[Jesus said], “Whoever receives one such child in my name receives me” (Mt 18:5). [We are invited] to reflect on the condition of children. Today Jesus continues to call them to himself and to set them as an example to all those who wish to be his disciples. Jesus’ words call upon us to see how children are treated in our families, in civil society, and in the Church. They are also an incentive to rediscover the simplicity and trust which believers must cultivate in imitation of the Son of God, who shared the lot of the little ones and the poor. Saint Clare of Assisi loved to say that Christ, “lay in a manger, lived in poverty on the earth and died naked on the Cross.” (Testament, Franciscan Sources, No. 2841).
Jesus had a particular love for children because of “their simplicity, their joy of life, their spontaneity, and their faith filled with wonder” (Angelus Message, 18 December 1994). For this reason he wishes the community to open its arms and its heart to them, even as he did: “Whoever receives one such child in my name receives me” (Mt 18:5). Alongside children Jesus sets the “very least of the brethren:” the suffering, the needy, the hungry and thirsty, strangers, the naked, the sick, and the imprisoned. In welcoming them and loving them, or in treating them with indifference and contempt, we show our attitude towards him, for it is in them that he is particularly present.
In the years of his public life Jesus often insisted that only those who become like children will enter the Kingdom of Heaven (cf. Mt 18:3; Mk 10:15; Lk 18:17; Jn 3:3).

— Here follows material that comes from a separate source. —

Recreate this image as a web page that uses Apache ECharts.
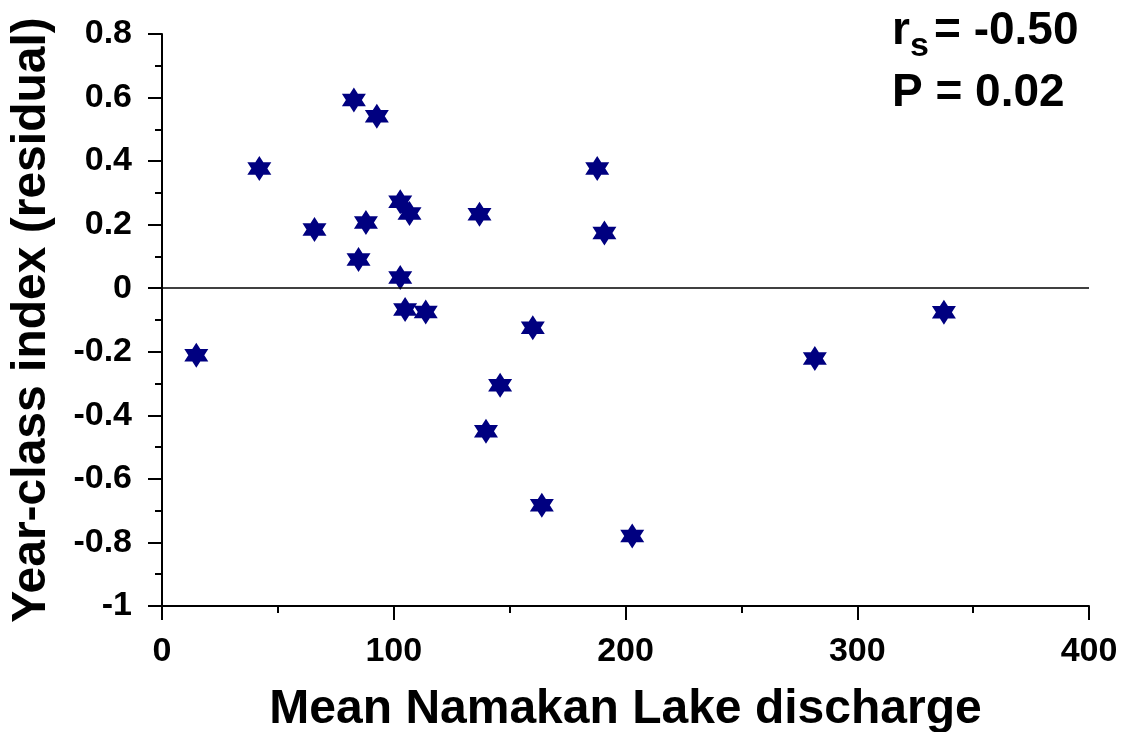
<!DOCTYPE html>
<html>
<head>
<meta charset="utf-8">
<script src="https://cdn.jsdelivr.net/npm/echarts@6/dist/echarts.min.js"></script>
<style>
  html, body { margin: 0; padding: 0; background: #ffffff; }
  #chart { width: 1123px; height: 732px; }
</style>
</head>
<body>
<div id="chart"></div>
<script>
// Mean Namakan Lake discharge vs. year-class index residuals
const discharge = [14.8, 42.0, 65.8, 82.8, 84.8, 88.0, 92.7, 102.8, 106.8, 102.8, 104.9,
                   113.8, 137.0, 139.8, 145.9, 160.0, 163.9, 187.8, 190.9, 202.9, 281.7, 337.4];
const residual  = [-0.211, 0.377, 0.185, 0.592, 0.090, 0.207, 0.541, 0.272, 0.235, 0.034, -0.067,
                   -0.075, 0.233, -0.450, -0.305, -0.124, -0.683, 0.377, 0.174, -0.780, -0.221, -0.076];
const yTickLabels = ['-1', '-0.8', '-0.6', '-0.4', '-0.2', '0', '0.2', '0.4', '0.6', '0.8'];
const statLines = { rs: '-0.50', p: '0.02' };

const points = discharge.map((x, i) => [x, residual[i]]);

// six-pointed star marker
const hexagram = 'path://M0,-100 L28.9,-50 L86.6,-50 L57.7,0 L86.6,50 L28.9,50 L0,100 L-28.9,50 L-86.6,50 L-57.7,0 L-86.6,-50 L-28.9,-50 Z';

const font = '"Liberation Sans", Arial, sans-serif';
const chart = echarts.init(document.getElementById('chart'));

chart.setOption({
  animation: false,
  backgroundColor: '#ffffff',
  grid: { left: 162, right: 34, top: 34, bottom: 126, containLabel: false, outerBoundsMode: 'none' },
  xAxis: {
    type: 'value', min: 0, max: 400, interval: 100,
    name: 'Mean Namakan Lake discharge',
    nameLocation: 'middle', nameGap: 80,
    nameTextStyle: { fontFamily: font, fontWeight: 'bold', fontSize: 48, color: '#000' },
    axisLine: { onZero: false, lineStyle: { color: '#000', width: 2 } },
    axisTick: { show: true, length: 14, lineStyle: { color: '#000', width: 2 } },
    minorTick: { show: true, splitNumber: 2, length: 7, lineStyle: { color: '#000', width: 2 } },
    axisLabel: { margin: 29, fontFamily: font, fontWeight: 'bold', fontSize: 34, color: '#000' },
    splitLine: { show: false }
  },
  yAxis: {
    type: 'value', min: -1, max: 0.8, interval: 0.2,
    name: 'Year-class index (residual)',
    nameLocation: 'middle', nameGap: 106,
    nameTextStyle: { fontFamily: font, fontWeight: 'bold', fontSize: 48, color: '#000' },
    axisLine: { onZero: false, lineStyle: { color: '#000', width: 2 } },
    axisTick: { show: true, length: 14, lineStyle: { color: '#000', width: 2 } },
    minorTick: { show: true, splitNumber: 2, length: 7, lineStyle: { color: '#000', width: 2 } },
    axisLabel: {
      margin: 30, fontFamily: font, fontWeight: 'bold', fontSize: 34, color: '#000',
      formatter: v => yTickLabels[Math.round((v + 1) / 0.2)]
    },
    splitLine: { show: false }
  },
  series: [{
    type: 'scatter',
    data: points,
    symbol: hexagram,
    symbolSize: [24, 25],
    itemStyle: { color: '#000080', opacity: 1 },
    markLine: {
      silent: true,
      symbol: ['none', 'none'],
      label: { show: false },
      lineStyle: { color: '#000', width: 1.5, type: 'solid' },
      data: [{ yAxis: 0 }]
    }
  }],
  graphic: [
    { type: 'text', left: 892, top: 8,
      style: { text: 'r', font: 'bold 46px ' + font, fill: '#000' } },
    { type: 'text', left: 910, top: 30,
      style: { text: 's', font: 'bold 34px ' + font, fill: '#000' } },
    { type: 'text', left: 934, top: 8,
      style: { text: '= ' + statLines.rs, font: 'bold 46px ' + font, fill: '#000' } },
    { type: 'text', left: 892, top: 70,
      style: { text: 'P = ' + statLines.p, font: 'bold 46px ' + font, fill: '#000' } }
  ]
});
</script>
</body>
</html>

In his teaching, young children become a striking image of the disciple who is called to follow the divine Master with childlike docility: “Whoever humbles himself like this child, he is the greatest in the Kingdom of Heaven” (Mt 18:4).
“To become” one of the least and “to receive” the little ones: these are two aspects of a single teaching which the Lord repeats to his disciples in our time. Only the one who makes himself one of the “least” is able to receive with love the “least” of our brothers and sisters.